=== Data ===

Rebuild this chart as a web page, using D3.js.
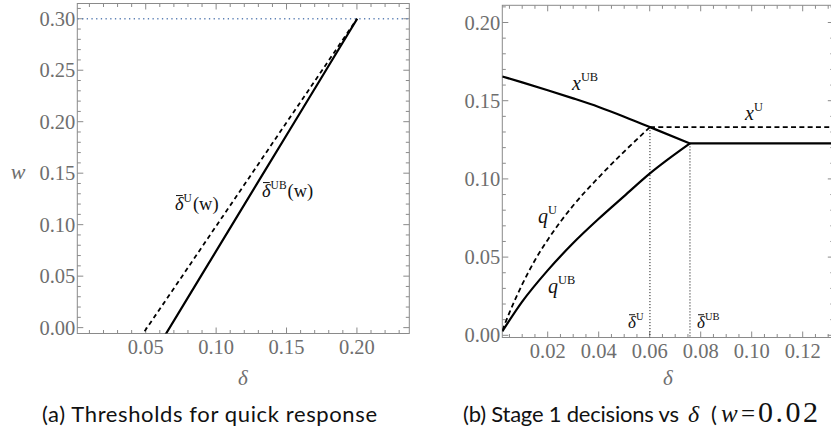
<!DOCTYPE html>
<html>
<head>
<meta charset="utf-8">
<script src="https://cdn.jsdelivr.net/npm/d3@7"></script>
<style>
  body { margin: 0; background: #fff; }
  svg { display: block; }
</style>
</head>
<body>
<svg id="chart" width="831" height="434"></svg>
<script>
// ---- Panel (a): thresholds in the (delta, w) plane ----
const wGrid        = [-0.01, 0.05, 0.10, 0.15, 0.20, 0.25, 0.30];
const thresholdU   = [0.0460, 0.0759, 0.1007, 0.1256, 0.1504, 0.1753, 0.2001];
const thresholdUB  = [0.0626, 0.0892, 0.1114, 0.1336, 0.1558, 0.1780, 0.2002];
const wCap         = 0.30;
const aXTicks      = [0.05, 0.10, 0.15, 0.20];
const aYTicks      = [0.00, 0.05, 0.10, 0.15, 0.20, 0.25, 0.30];

// ---- Panel (b): stage 1 decisions against delta ----
const xUBDelta = [0.0022, 0.01, 0.02, 0.03, 0.04, 0.05, 0.0601, 0.0758, 0.1330];
const xUBValue = [0.1655, 0.1617, 0.1567, 0.1515, 0.1460, 0.1398, 0.1331, 0.1227, 0.1227];
const xUDelta  = [0.0601, 0.1330];
const xUValue  = [0.1331, 0.1331];
const qUDelta  = [0.0022, 0.005, 0.01, 0.015, 0.02, 0.03, 0.04, 0.05, 0.0601];
const qUValue  = [0.0030, 0.0145, 0.0325, 0.0480, 0.0610, 0.0830, 0.1010, 0.1175, 0.1331];
const qUBDelta = [0.0022, 0.01, 0.02, 0.03, 0.04, 0.05, 0.0601, 0.0758];
const qUBValue = [0.0025, 0.0215, 0.0415, 0.0590, 0.0745, 0.0890, 0.1035, 0.1227];
const cutU  = { delta: 0.0601, value: 0.1331 };
const cutUB = { delta: 0.0758, value: 0.1227 };
const bXTicks = [0.02, 0.04, 0.06, 0.08, 0.10, 0.12];
const bYTicks = [0.00, 0.05, 0.10, 0.15, 0.20];

const svg = d3.select("#chart");
const serif = "'Liberation Serif', 'DejaVu Serif', serif";
const sans  = "Lato, 'DejaVu Sans', sans-serif";
const frameColor = "#8a8a8a";
const tickText = "#6e6e6e";

const zip = (xs, ys) => xs.map((x, i) => [x, ys[i]]);

function frame(g, x, y, xMajor, xMinor, yMajor, yMinor, fmt) {
  const [x0, x1] = x.range(), [y0, y1] = y.range();
  const clipId = "clip" + Math.round(x0);
  g.append("clipPath").attr("id", clipId)
    .append("rect").attr("x", x0).attr("y", y1).attr("width", x1 - x0).attr("height", y0 - y1);
  const ticks = g.append("g").attr("stroke", frameColor).attr("stroke-width", 1);
  const L = 6, l = 3.5;
  xMinor.forEach(v => {
    const px = x(v);
    if (px < x0 + 0.5 || px > x1 - 0.5) return;
    const len = xMajor.some(m => Math.abs(m - v) < 1e-9) ? L : l;
    ticks.append("line").attr("x1", px).attr("x2", px).attr("y1", y0).attr("y2", y0 - len);
    ticks.append("line").attr("x1", px).attr("x2", px).attr("y1", y1).attr("y2", y1 + len);
  });
  yMinor.forEach(v => {
    const py = y(v);
    if (py > y0 - 0.5 || py < y1 + 0.5) return;
    const len = yMajor.some(m => Math.abs(m - v) < 1e-9) ? L : l;
    ticks.append("line").attr("x1", x0).attr("x2", x0 + len).attr("y1", py).attr("y2", py);
    ticks.append("line").attr("x1", x1).attr("x2", x1 - len).attr("y1", py).attr("y2", py);
  });
  g.append("rect").attr("x", x0).attr("y", y1).attr("width", x1 - x0).attr("height", y0 - y1)
    .attr("fill", "none").attr("stroke", frameColor).attr("stroke-width", 1);
  const lab = g.append("g").attr("font-family", serif).attr("font-size", 20.5).attr("fill", tickText);
  xMajor.forEach(v => lab.append("text").attr("x", x(v)).attr("y", y0 + 20.5)
    .attr("text-anchor", "middle").text(fmt(v)));
  yMajor.forEach(v => lab.append("text").attr("x", x0 - 2).attr("y", y(v) + 7)
    .attr("text-anchor", "end").text(fmt(v)));
  return clipId;
}

// label like  δ̄^U(w)  or  x^UB
function mathLabel(g, x, y, base, sup, tail, opt = {}) {
  const size = opt.size || 18;
  const t = g.append("text").attr("x", x).attr("y", y)
    .attr("font-family", serif).attr("font-size", size).attr("fill", "#111");
  t.append("tspan").attr("font-style", "italic").text(base);
  t.append("tspan").attr("font-size", size * 0.62).attr("dy", -size * 0.45).text(sup);
  if (tail) t.append("tspan").attr("dy", size * 0.45).attr("dx", 1).text(tail);
  if (opt.bar) {
    g.append("line").attr("x1", x + 1).attr("x2", x + size * 0.42)
      .attr("y1", y - size * 0.78).attr("y2", y - size * 0.78)
      .attr("stroke", "#111").attr("stroke-width", 1);
  }
}

const fmt2 = d3.format(".2f");

// ===== Panel (a) =====
{
  const x = d3.scaleLinear().domain([0.0014, 0.2372]).range([77.3, 409.3]);
  const y = d3.scaleLinear().domain([-0.0057, 0.3148]).range([333.5, 3.5]);
  const g = svg.append("g");
  const clip = frame(g, x, y, aXTicks, d3.range(0.01, 0.2301, 0.01).map(v => +v.toFixed(3)),
                     aYTicks, d3.range(-0.0, 0.3101, 0.01).map(v => +v.toFixed(3)), fmt2);
  const plot = g.append("g").attr("clip-path", `url(#${clip})`);
  const line = d3.line().x(d => x(d[1])).y(d => y(d[0]));
  plot.append("line").attr("x1", x.range()[0]).attr("x2", x.range()[1])
    .attr("y1", y(wCap)).attr("y2", y(wCap))
    .attr("stroke", "#5e81b5").attr("stroke-width", 1.3).attr("stroke-dasharray", "1.3,3.4");
  plot.append("path").attr("d", line(zip(wGrid, thresholdU)))
    .attr("fill", "none").attr("stroke", "#000").attr("stroke-width", 1.8).attr("stroke-dasharray", "4.5,3.5");
  plot.append("path").attr("d", line(zip(wGrid, thresholdUB)))
    .attr("fill", "none").attr("stroke", "#000").attr("stroke-width", 2.2);

  mathLabel(g, 175, 210, "δ", "U", "(w)", { bar: true, size: 18.5 });
  mathLabel(g, 262, 197, "δ", "UB", "(w)", { bar: true, size: 18.5 });

  g.append("text").attr("x", 18).attr("y", 179).attr("text-anchor", "middle")
    .attr("font-family", serif).attr("font-style", "italic").attr("font-size", 22).attr("fill", tickText).text("w");
  g.append("text").attr("x", 243).attr("y", 385).attr("text-anchor", "middle")
    .attr("font-family", serif).attr("font-style", "italic").attr("font-size", 21).attr("fill", tickText).text("δ");

  g.append("text").attr("x", 42).attr("y", 422).attr("font-family", sans).attr("font-size", 22)
    .attr("fill", "#111").attr("textLength", 335).attr("lengthAdjust", "spacing")
    .text("(a) Thresholds for quick response");
}

// ===== Panel (b) =====
{
  const x = d3.scaleLinear().domain([0.0022, 0.1322]).range([502.3, 833.8]);
  const y = d3.scaleLinear().domain([-0.0014, 0.2110]).range([337.5, 5.3]);
  const g = svg.append("g");
  const clip = frame(g, x, y, bXTicks, d3.range(0.005, 0.1301, 0.005).map(v => +v.toFixed(4)),
                     bYTicks, d3.range(0, 0.2101, 0.01).map(v => +v.toFixed(3)), fmt2);
  const plot = g.append("g").attr("clip-path", `url(#${clip})`);
  const line = d3.line().x(d => x(d[0])).y(d => y(d[1])).curve(d3.curveMonotoneX);

  [cutU, cutUB].forEach(c => plot.append("line")
    .attr("x1", x(c.delta)).attr("x2", x(c.delta)).attr("y1", y(c.value)).attr("y2", y.range()[0])
    .attr("stroke", "#000").attr("stroke-width", 1).attr("stroke-dasharray", "1,2"));

  plot.append("path").attr("d", line(zip(xUDelta, xUValue)))
    .attr("fill", "none").attr("stroke", "#000").attr("stroke-width", 1.8).attr("stroke-dasharray", "5,3.3");
  plot.append("path").attr("d", line(zip(qUDelta, qUValue)))
    .attr("fill", "none").attr("stroke", "#000").attr("stroke-width", 1.8).attr("stroke-dasharray", "5,3.3");
  plot.append("path").attr("d", line(zip(xUBDelta.slice(0, 7), xUBValue.slice(0, 7)))
    + d3.line().x(d => x(d[0])).y(d => y(d[1]))(zip(xUBDelta.slice(6), xUBValue.slice(6))).replace(/^M/, "L"))
    .attr("fill", "none").attr("stroke", "#000").attr("stroke-width", 2.2).attr("stroke-linejoin", "round");
  plot.append("path").attr("d", line(zip(qUBDelta, qUBValue)))
    .attr("fill", "none").attr("stroke", "#000").attr("stroke-width", 2.2);

  mathLabel(g, 572, 90, "x", "UB", null, { size: 20 });
  mathLabel(g, 745, 120, "x", "U", null, { size: 20 });
  mathLabel(g, 538, 223, "q", "U", null, { size: 20 });
  mathLabel(g, 548, 293, "q", "UB", null, { size: 20 });
  mathLabel(g, 628, 328, "δ", "U", null, { bar: true, size: 17 });
  mathLabel(g, 697, 328, "δ", "UB", null, { bar: true, size: 17 });

  g.append("text").attr("x", 668).attr("y", 385).attr("text-anchor", "middle")
    .attr("font-family", serif).attr("font-style", "italic").attr("font-size", 21).attr("fill", tickText).text("δ");

  // caption pieces: sans words, serif math
  const capY = 422;
  g.append("text").attr("x", 463).attr("y", capY).attr("font-family", sans).attr("font-size", 22)
    .attr("fill", "#111").attr("textLength", 216).attr("lengthAdjust", "spacing")
    .text("(b) Stage 1 decisions vs");
  g.append("text").attr("x", 688).attr("y", capY).attr("font-family", serif).attr("font-style", "italic")
    .attr("font-size", 24).attr("fill", "#111").text("δ");
  g.append("text").attr("x", 711).attr("y", capY).attr("font-family", sans).attr("font-size", 22)
    .attr("fill", "#111").text("(");
  g.append("text").attr("x", 721).attr("y", capY).attr("font-family", serif).attr("font-style", "italic")
    .attr("font-size", 25).attr("fill", "#111").text("w");
  g.append("text").attr("x", 741).attr("y", capY).attr("font-family", serif)
    .attr("font-size", 25).attr("fill", "#111").text("=");
  g.append("text").attr("x", 758).attr("y", capY).attr("font-family", serif)
    .attr("font-size", 30).attr("letter-spacing", 2.5).attr("fill", "#111")
    .text("0.02");
}
</script>
</body>
</html>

===

= To do =
Pictures excluded, repeat exactly the lines from the top of the material through the line with "[0.00, 0.05, 0.10, 0.15, 0.20, 0.25, 0.30];", including both of those lines.

= Task result =
Rebuild this chart as a web page, using D3.js.
<!DOCTYPE html>
<html>
<head>
<meta charset="utf-8">
<script src="https://cdn.jsdelivr.net/npm/d3@7"></script>
<style>
  body { margin: 0; background: #fff; }
  svg { display: block; }
</style>
</head>
<body>
<svg id="chart" width="831" height="434"></svg>
<script>
// ---- Panel (a): thresholds in the (delta, w) plane ----
const wGrid        = [-0.01, 0.05, 0.10, 0.15, 0.20, 0.25, 0.30];
const thresholdU   = [0.0460, 0.0759, 0.1007, 0.1256, 0.1504, 0.1753, 0.2001];
const thresholdUB  = [0.0626, 0.0892, 0.1114, 0.1336, 0.1558, 0.1780, 0.2002];
const wCap         = 0.30;
const aXTicks      = [0.05, 0.10, 0.15, 0.20];
const aYTicks      = [0.00, 0.05, 0.10, 0.15, 0.20, 0.25, 0.30];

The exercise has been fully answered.